Whitworth's resignation is effective on Wednesday. The technology products and services company said that its board will discuss appointing a new chairman at its next meeting.
Whitworth became HP's (NYSE: HPQ) interim chairman in April 2013 after former chairman Ray Lane stepped down from his post. At the time that Lane stepped down, HP also announced that directors John Hammergren and G. Kennedy Thompson were leaving the board. The shake-up was spurred by disgruntled stockholders unhappy with HP's performance.
HP has been working on a turnaround of its business amid slumping PC sales in recent years, cutting expenses and focusing on more profitable areas such as software and services.

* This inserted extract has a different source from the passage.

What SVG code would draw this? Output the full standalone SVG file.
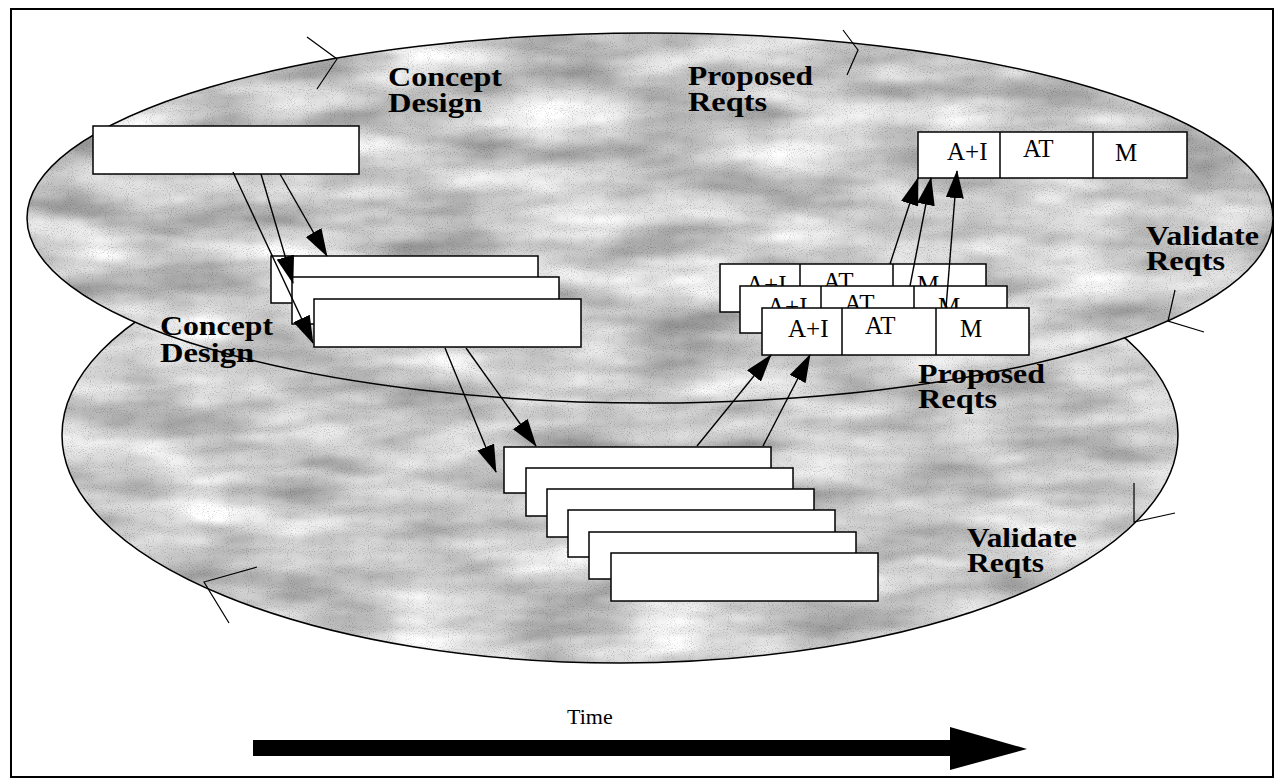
<svg xmlns="http://www.w3.org/2000/svg" width="1280" height="781" viewBox="0 0 1280 781">
<defs>
<style>
.lbl{font-family:"Liberation Serif","Times New Roman",serif;font-weight:bold;font-size:28px;fill:#000}
.cell{font-family:"Liberation Serif","Times New Roman",serif;font-size:25px;fill:#000}
.box{fill:#fff;stroke:#000;stroke-width:1.5}
.div{stroke:#000;stroke-width:1.5}
.edge{fill:none;stroke:#000;stroke-width:1.5}
.tick{fill:none;stroke:#000;stroke-width:1.2}
.conn line{stroke:#000;stroke-width:1.4;marker-end:url(#ah)}
</style>
<filter id="mottle" x="0" y="0" width="1" height="1" color-interpolation-filters="sRGB">
<feTurbulence type="fractalNoise" baseFrequency="0.008 0.03" numOctaves="3" seed="4" result="n1"/>
<feColorMatrix in="n1" type="matrix" values="0.6 0 0 0 0.5  0.6 0 0 0 0.5  0.6 0 0 0 0.5  0 0 0 0 1" result="g1"/>
<feTurbulence type="fractalNoise" baseFrequency="0.95" numOctaves="1" seed="9" result="n2"/>
<feColorMatrix in="n2" type="matrix" values="0.8 0 0 0 0.64  0.8 0 0 0 0.64  0.8 0 0 0 0.64  0 0 0 0 1" result="g2"/>
<feBlend in="g1" in2="g2" mode="multiply" result="b"/>
<feComposite in="b" in2="SourceGraphic" operator="in"/>
</filter>
<marker id="ah" markerUnits="userSpaceOnUse" markerWidth="28" markerHeight="18" refX="27" refY="9" orient="auto" viewBox="0 0 28 18">
<path d="M0,0 L28,9 L0,18 Z" fill="#000"/>
</marker>
</defs>
<rect x="0" y="0" width="1280" height="781" fill="#fff"/>
<rect x="11" y="9" width="1262" height="768" fill="none" stroke="#000" stroke-width="2"/>

<g id="lower-phase">
<ellipse cx="620" cy="435" rx="558" ry="228" fill="#c8c8c8" filter="url(#mottle)"/>
<ellipse cx="620" cy="435" rx="558" ry="228" class="edge"/>
<polyline class="tick" points="257,567 204,582 229,623"/>
<polyline class="tick" points="1134,483 1134,522 1175,513"/>
</g>
<g id="upper-phase">
<ellipse cx="650" cy="218" rx="623" ry="185" fill="#c8c8c8" filter="url(#mottle)"/>
<ellipse cx="650" cy="218" rx="623" ry="185" class="edge"/>
<polyline class="tick" points="307,37 337,59 317,89"/>
<polyline class="tick" points="843,30 858,50 847,75"/>
<polyline class="tick" points="1175,290 1168,321 1204,332"/>
</g>

<g id="labels">
<text class="lbl" x="388" y="86" textLength="114" lengthAdjust="spacingAndGlyphs">Concept</text>
<text class="lbl" x="388" y="112" textLength="94" lengthAdjust="spacingAndGlyphs">Design</text>
<text class="lbl" x="688" y="85" textLength="125" lengthAdjust="spacingAndGlyphs">Proposed</text>
<text class="lbl" x="688" y="111" textLength="79" lengthAdjust="spacingAndGlyphs">Reqts</text>
<text class="lbl" x="1146" y="245" textLength="113" lengthAdjust="spacingAndGlyphs">Validate</text>
<text class="lbl" x="1146" y="270" textLength="79" lengthAdjust="spacingAndGlyphs">Reqts</text>
<text class="lbl" x="160" y="335" textLength="113" lengthAdjust="spacingAndGlyphs">Concept</text>
<text class="lbl" x="160" y="362" textLength="94" lengthAdjust="spacingAndGlyphs">Design</text>
<text class="lbl" x="918" y="383" textLength="127" lengthAdjust="spacingAndGlyphs">Proposed</text>
<text class="lbl" x="918" y="408" textLength="79" lengthAdjust="spacingAndGlyphs">Reqts</text>
<text class="lbl" x="967" y="547" textLength="110" lengthAdjust="spacingAndGlyphs">Validate</text>
<text class="lbl" x="967" y="572" textLength="77" lengthAdjust="spacingAndGlyphs">Reqts</text>
</g>

<g id="concept-top">
<rect class="box" x="93" y="126" width="266" height="48"/>
</g>
<g id="concept-stack">
<rect class="box" x="271" y="256" width="267" height="47"/>
<rect class="box" x="292" y="277" width="267" height="47"/>
<rect class="box" x="314" y="299" width="267" height="48"/>
</g>
<g id="design-stack">
<rect class="box" x="504" y="447" width="267" height="46"/>
<rect class="box" x="526" y="468" width="267" height="48"/>
<rect class="box" x="547" y="489" width="267" height="48"/>
<rect class="box" x="568" y="510" width="267" height="47"/>
<rect class="box" x="589" y="532" width="267" height="47"/>
<rect class="box" x="611" y="553" width="267" height="48"/>
</g>
<g id="reqts-stack">
<g>
<rect class="box" x="720" y="264" width="266" height="48"/>
<line class="div" x1="800" y1="264" x2="800" y2="312"/>
<line class="div" x1="893" y1="264" x2="893" y2="312"/>
<text class="cell" x="746" y="293">A+I</text>
<text class="cell" x="823" y="290">AT</text>
<text class="cell" x="917" y="293">M</text>
</g>
<g>
<rect class="box" x="740" y="286" width="267" height="47"/>
<line class="div" x1="821" y1="286" x2="821" y2="333"/>
<line class="div" x1="914" y1="286" x2="914" y2="333"/>
<text class="cell" x="767" y="315">A+I</text>
<text class="cell" x="844" y="312">AT</text>
<text class="cell" x="938" y="315">M</text>
</g>
<g>
<rect class="box" x="762" y="308" width="267" height="47"/>
<line class="div" x1="842" y1="308" x2="842" y2="355"/>
<line class="div" x1="936" y1="308" x2="936" y2="355"/>
<text class="cell" x="788" y="337">A+I</text>
<text class="cell" x="865" y="334">AT</text>
<text class="cell" x="960" y="337">M</text>
</g>
</g>
<g id="reqts-top">
<rect class="box" x="918" y="132" width="269" height="46"/>
<line class="div" x1="1000" y1="132" x2="1000" y2="178"/>
<line class="div" x1="1093" y1="132" x2="1093" y2="178"/>
<text class="cell" x="947" y="160">A+I</text>
<text class="cell" x="1023" y="157">AT</text>
<text class="cell" x="1115" y="161">M</text>
</g>

<g id="connectors" class="conn">
<line x1="233" y1="172" x2="313" y2="343"/>
<line x1="261" y1="174" x2="293" y2="283"/>
<line x1="280" y1="174" x2="327" y2="256"/>
<line x1="445" y1="348" x2="496" y2="472"/>
<line x1="466" y1="348" x2="536" y2="446"/>
<line x1="697" y1="446" x2="771" y2="355"/>
<line x1="763" y1="446" x2="810" y2="355"/>
<line x1="890" y1="264" x2="918" y2="178"/>
<line x1="910" y1="286" x2="931" y2="178"/>
<line x1="946" y1="308" x2="957" y2="171"/>
</g>

<g id="time">
<text x="567" y="724" font-family="Liberation Serif, Times New Roman, serif" font-size="22">Time</text>
<path d="M253,740 L950,740 L950,727 L1027,749 L950,770 L950,756 L253,756 Z" fill="#000"/>
</g>
</svg>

Like other PC makers, the company had trouble keeping up with the likes of Apple and Samsung. Whitman has warned that the turnaround will be a long-term endeavor. The company's most recent earnings report, in February, topped Wall Street's expectations.
Whitworth, an activist shareholder, has served as an HP board member since 2011. The co-founder of Relational Investors LLC, he was named to the company's board to placate investors rattled amid management turmoil at the company following CEO Mark Hurd's ouster in 2010 amid an ethical scandal. Hurd's successor, Leo Apotheker, was ousted in September 2011 and replaced by former eBay CEO Meg Whitman, who is still at the company's helm.
"HP's shareholders can be very confident that Meg, her team and the current board will stick to the strong practices and discipline we've put in place," Whitworth said in a statement. "While I'm disappointed to step down from HP's board at such an exciting time for the company, it gives me great comfort that HP is in such talented and steady hands."
Whitworth is also taking a leave of absence from the privately held investment company he co-founded, Relational Investors. He was 58 as of a February regulatory filing, the latest available. HP could not immediately be reached Tuesday morning to confirm his age.
Shares of Palo Alto, California-based Hewlett-Packard Co. climbed 26 cents to $34.41 in morning trading on Tuesday. Its shares are up 23 percent in 2014.